** begin Available data **

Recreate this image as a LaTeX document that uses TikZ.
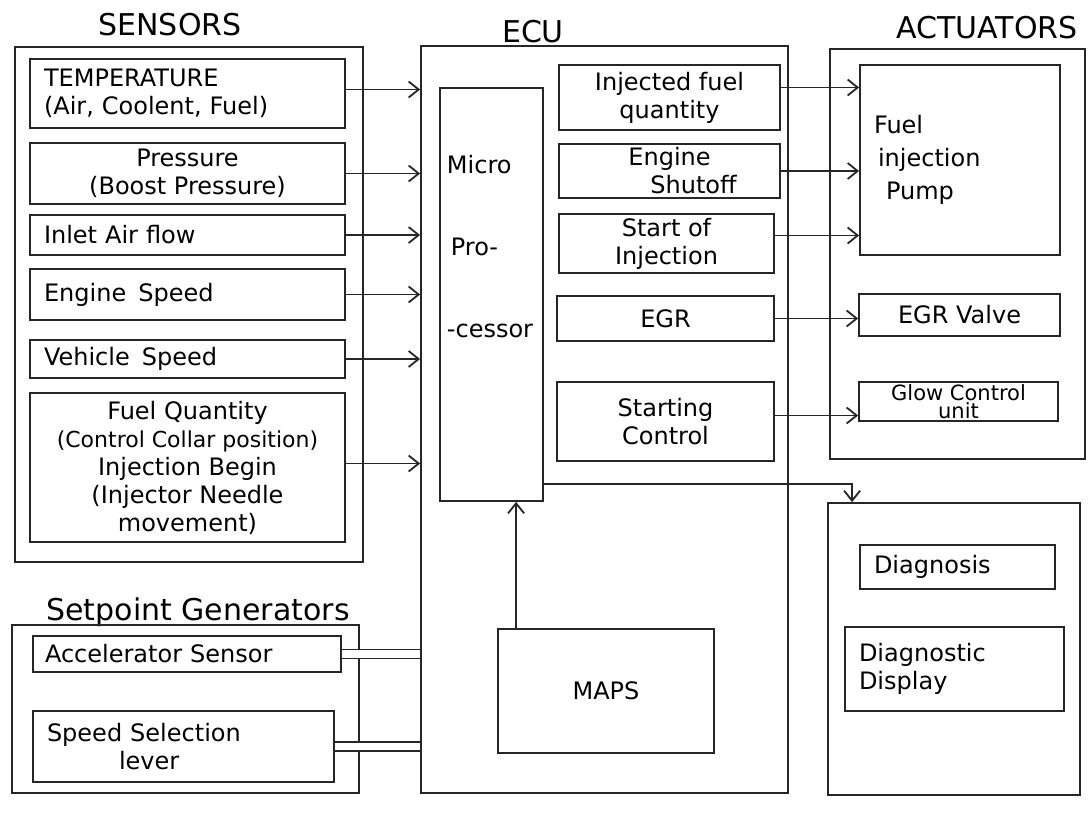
\documentclass[tikz,border=0pt]{standalone}
\usepackage{fontspec}
\setmainfont{DejaVu Sans}
\usetikzlibrary{arrows.meta,positioning}

\begin{document}
\begin{tikzpicture}[x=0.5pt, y=-0.5pt,
  grp/.style={draw=black!85, line width=0.9pt, inner sep=0pt},
  blk/.style={draw=black!85, line width=0.9pt, align=center,
    font=\fontsize{12}{14}\selectfont, inner sep=2pt},
  lblk/.style={blk, align=left, inner xsep=7pt, text width=#1},
  head/.style={font=\fontsize{15}{17}\selectfont},
  sig/.style={-{Straight Barb[length=5pt, width=8pt]}, line width=0.9pt, black!85},
  twin/.style={double, double distance=3.6pt, line width=0.8pt, draw=black!85},
]
  \useasboundingbox (0,0) rectangle (1091,839);
  \fill[white] (0,0) rectangle (1091,839);

  % Sensors
  \node[head] (senshead) at (170,25) {SENSORS};
  \node[grp, minimum width=174pt, minimum height=257.5pt] (sensors) at (189,304.5) {};
  \node[lblk=143.5pt, minimum height=34.5pt] (temp) at (187.5,93.5)
    {TEMPERATURE\\(Air, Coolent, Fuel)};
  \node[blk, minimum width=157.5pt, minimum height=30.5pt] (press) at (187.5,173.5)
    {Pressure\\(Boost Pressure)};
  \node[lblk=143.5pt, minimum height=20pt] (inlet) at (187.5,235) {Inlet Air flow};
  \node[lblk=143.5pt, minimum height=25.5pt] (engine) at (187.5,294.5) {Engine\enspace Speed};
  \node[lblk=143.5pt, minimum height=19pt] (vehicle) at (187.5,359) {Vehicle\enspace Speed};
  \node[blk, minimum width=157.5pt, minimum height=74.5pt] (fuelq) at (187.5,467.5)
    {Fuel Quantity\\{\fontsize{11}{14}\selectfont(Control Collar position)}\\
     Injection Begin\\(Injector Needle\\movement)};

  % Setpoint generators
  \node[head] (sethead) at (198,612) {Setpoint Generators};
  \node[grp, minimum width=173.5pt, minimum height=84pt] (setp) at (185.5,709) {};
  \node[lblk=142pt, minimum height=18pt, inner xsep=6pt] (accel) at (187,654) {Accelerator Sensor};
  \node[lblk=136.5pt, minimum height=35.5pt] (speedsel) at (183.5,746.5)
    {Speed Selection\\\qquad\quad lever};

  % ECU
  \node[head] (ecuhead) at (533,32) {ECU};
  \node[grp, minimum width=183.5pt, minimum height=373.5pt] (ecu) at (604.5,419.5) {};
  \node[grp, minimum width=51.5pt, minimum height=206.5pt] (micro) at (491.5,294.5) {};
  \node[align=left, font=\fontsize{12}{14}\selectfont] (microtxt) at (490,247)
    {Micro\\[27pt]\,Pro-\\[27pt]-cessor};
  \node[blk, minimum width=110.5pt, minimum height=32.5pt] (injq) at (669.5,97.5)
    {Injected fuel\\quantity};
  \node[blk, minimum width=110.5pt, minimum height=24pt] (shut) at (669.5,171)
    {Engine\\\qquad Shutoff};
  \node[blk, minimum width=107.5pt, minimum height=28.5pt] (soi) at (666.5,243.5)
    {Start of\\Injection};
  \node[blk, minimum width=108.5pt, minimum height=22.5pt] (egr) at (665.5,318.5) {EGR};
  \node[blk, minimum width=108.5pt, minimum height=39.5pt] (startc) at (665.5,421.5)
    {Starting\\Control};
  \node[blk, minimum width=108pt, minimum height=62pt] (maps) at (606,691) {MAPS};

  % Actuators
  \node[head] (acthead) at (987,28) {ACTUATORS};
  \node[grp, minimum width=127.5pt, minimum height=205pt] (act) at (957.5,254) {};
  \node[lblk=86pt, minimum height=95pt, font=\fontsize{12}{16.5}\selectfont] (pump) at (960,160)
    {Fuel\\\,injection\\\enspace Pump};
  \node[blk, minimum width=100.5pt, minimum height=21pt] (egrv) at (959.5,315) {EGR Valve};
  \node[blk, minimum width=99.5pt, minimum height=19.5pt, inner ysep=0pt,
    font=\fontsize{10.5}{9}\selectfont] (glow) at (958.5,401.5) {Glow Control\\unit};

  % Diagnosis
  \node[grp, minimum width=126pt, minimum height=146pt] (diag) at (954,649) {};
  \node[lblk=83.5pt, minimum height=22pt] (diagn) at (957.5,567) {Diagnosis};
  \node[lblk=95.5pt, minimum height=42pt] (ddisp) at (954.5,669) {Diagnostic\\Display};

  % Sensor inputs
  \foreach \s/\dy in {temp/2,press/0,inlet/0,engine/0,vehicle/0,fuelq/2}
    \draw[sig] ([yshift=\dy pt]\s.east) -- ([yshift=\dy pt]\s.east -| ecu.west);
  % Setpoint inputs
  \draw[twin] (accel.east) -- (accel.east -| ecu.west);
  \draw[twin] (speedsel.east) -- (speedsel.east -| ecu.west);
  % ECU outputs
  \foreach \s/\t/\dy in {injq/pump/5,shut/pump/0,soi/pump/4,egr/egrv/0,startc/glow/3}
    \draw[sig] ([yshift=\dy pt]\s.east) -- ([yshift=\dy pt]\s.east -| \t.west);
  % Maps and diagnosis
  \draw[sig] ([xshift=9.5pt]maps.north west) -- ([xshift=9.5pt]maps.north west |- micro.south);
  \draw[sig] ([yshift=9pt]micro.south east) -| ([xshift=12.5pt]diag.north west);
\end{tikzpicture}
\end{document}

** end Available data **

### Request
Write the listing above out again exactly, dropping each image.

### Written answer
Recreate this image as a LaTeX document that uses TikZ.
\documentclass[tikz,border=0pt]{standalone}
\usepackage{fontspec}
\setmainfont{DejaVu Sans}
\usetikzlibrary{arrows.meta,positioning}

\begin{document}
\begin{tikzpicture}[x=0.5pt, y=-0.5pt,
  grp/.style={draw=black!85, line width=0.9pt, inner sep=0pt},
  blk/.style={draw=black!85, line width=0.9pt, align=center,
    font=\fontsize{12}{14}\selectfont, inner sep=2pt},
  lblk/.style={blk, align=left, inner xsep=7pt, text width=#1},
  head/.style={font=\fontsize{15}{17}\selectfont},
  sig/.style={-{Straight Barb[length=5pt, width=8pt]}, line width=0.9pt, black!85},
  twin/.style={double, double distance=3.6pt, line width=0.8pt, draw=black!85},
]
  \useasboundingbox (0,0) rectangle (1091,839);
  \fill[white] (0,0) rectangle (1091,839);

  % Sensors
  \node[head] (senshead) at (170,25) {SENSORS};
  \node[grp, minimum width=174pt, minimum height=257.5pt] (sensors) at (189,304.5) {};
  \node[lblk=143.5pt, minimum height=34.5pt] (temp) at (187.5,93.5)
    {TEMPERATURE\\(Air, Coolent, Fuel)};
  \node[blk, minimum width=157.5pt, minimum height=30.5pt] (press) at (187.5,173.5)
    {Pressure\\(Boost Pressure)};
  \node[lblk=143.5pt, minimum height=20pt] (inlet) at (187.5,235) {Inlet Air flow};
  \node[lblk=143.5pt, minimum height=25.5pt] (engine) at (187.5,294.5) {Engine\enspace Speed};
  \node[lblk=143.5pt, minimum height=19pt] (vehicle) at (187.5,359) {Vehicle\enspace Speed};
  \node[blk, minimum width=157.5pt, minimum height=74.5pt] (fuelq) at (187.5,467.5)
    {Fuel Quantity\\{\fontsize{11}{14}\selectfont(Control Collar position)}\\
     Injection Begin\\(Injector Needle\\movement)};

  % Setpoint generators
  \node[head] (sethead) at (198,612) {Setpoint Generators};
  \node[grp, minimum width=173.5pt, minimum height=84pt] (setp) at (185.5,709) {};
  \node[lblk=142pt, minimum height=18pt, inner xsep=6pt] (accel) at (187,654) {Accelerator Sensor};
  \node[lblk=136.5pt, minimum height=35.5pt] (speedsel) at (183.5,746.5)
    {Speed Selection\\\qquad\quad lever};

  % ECU
  \node[head] (ecuhead) at (533,32) {ECU};
  \node[grp, minimum width=183.5pt, minimum height=373.5pt] (ecu) at (604.5,419.5) {};
  \node[grp, minimum width=51.5pt, minimum height=206.5pt] (micro) at (491.5,294.5) {};
  \node[align=left, font=\fontsize{12}{14}\selectfont] (microtxt) at (490,247)
    {Micro\\[27pt]\,Pro-\\[27pt]-cessor};
  \node[blk, minimum width=110.5pt, minimum height=32.5pt] (injq) at (669.5,97.5)
    {Injected fuel\\quantity};
  \node[blk, minimum width=110.5pt, minimum height=24pt] (shut) at (669.5,171)
    {Engine\\\qquad Shutoff};
  \node[blk, minimum width=107.5pt, minimum height=28.5pt] (soi) at (666.5,243.5)
    {Start of\\Injection};
  \node[blk, minimum width=108.5pt, minimum height=22.5pt] (egr) at (665.5,318.5) {EGR};
  \node[blk, minimum width=108.5pt, minimum height=39.5pt] (startc) at (665.5,421.5)
    {Starting\\Control};
  \node[blk, minimum width=108pt, minimum height=62pt] (maps) at (606,691) {MAPS};

  % Actuators
  \node[head] (acthead) at (987,28) {ACTUATORS};
  \node[grp, minimum width=127.5pt, minimum height=205pt] (act) at (957.5,254) {};
  \node[lblk=86pt, minimum height=95pt, font=\fontsize{12}{16.5}\selectfont] (pump) at (960,160)
    {Fuel\\\,injection\\\enspace Pump};
  \node[blk, minimum width=100.5pt, minimum height=21pt] (egrv) at (959.5,315) {EGR Valve};
  \node[blk, minimum width=99.5pt, minimum height=19.5pt, inner ysep=0pt,
    font=\fontsize{10.5}{9}\selectfont] (glow) at (958.5,401.5) {Glow Control\\unit};

  % Diagnosis
  \node[grp, minimum width=126pt, minimum height=146pt] (diag) at (954,649) {};
  \node[lblk=83.5pt, minimum height=22pt] (diagn) at (957.5,567) {Diagnosis};
  \node[lblk=95.5pt, minimum height=42pt] (ddisp) at (954.5,669) {Diagnostic\\Display};

  % Sensor inputs
  \foreach \s/\dy in {temp/2,press/0,inlet/0,engine/0,vehicle/0,fuelq/2}
    \draw[sig] ([yshift=\dy pt]\s.east) -- ([yshift=\dy pt]\s.east -| ecu.west);
  % Setpoint inputs
  \draw[twin] (accel.east) -- (accel.east -| ecu.west);
  \draw[twin] (speedsel.east) -- (speedsel.east -| ecu.west);
  % ECU outputs
  \foreach \s/\t/\dy in {injq/pump/5,shut/pump/0,soi/pump/4,egr/egrv/0,startc/glow/3}
    \draw[sig] ([yshift=\dy pt]\s.east) -- ([yshift=\dy pt]\s.east -| \t.west);
  % Maps and diagnosis
  \draw[sig] ([xshift=9.5pt]maps.north west) -- ([xshift=9.5pt]maps.north west |- micro.south);
  \draw[sig] ([yshift=9pt]micro.south east) -| ([xshift=12.5pt]diag.north west);
\end{tikzpicture}
\end{document}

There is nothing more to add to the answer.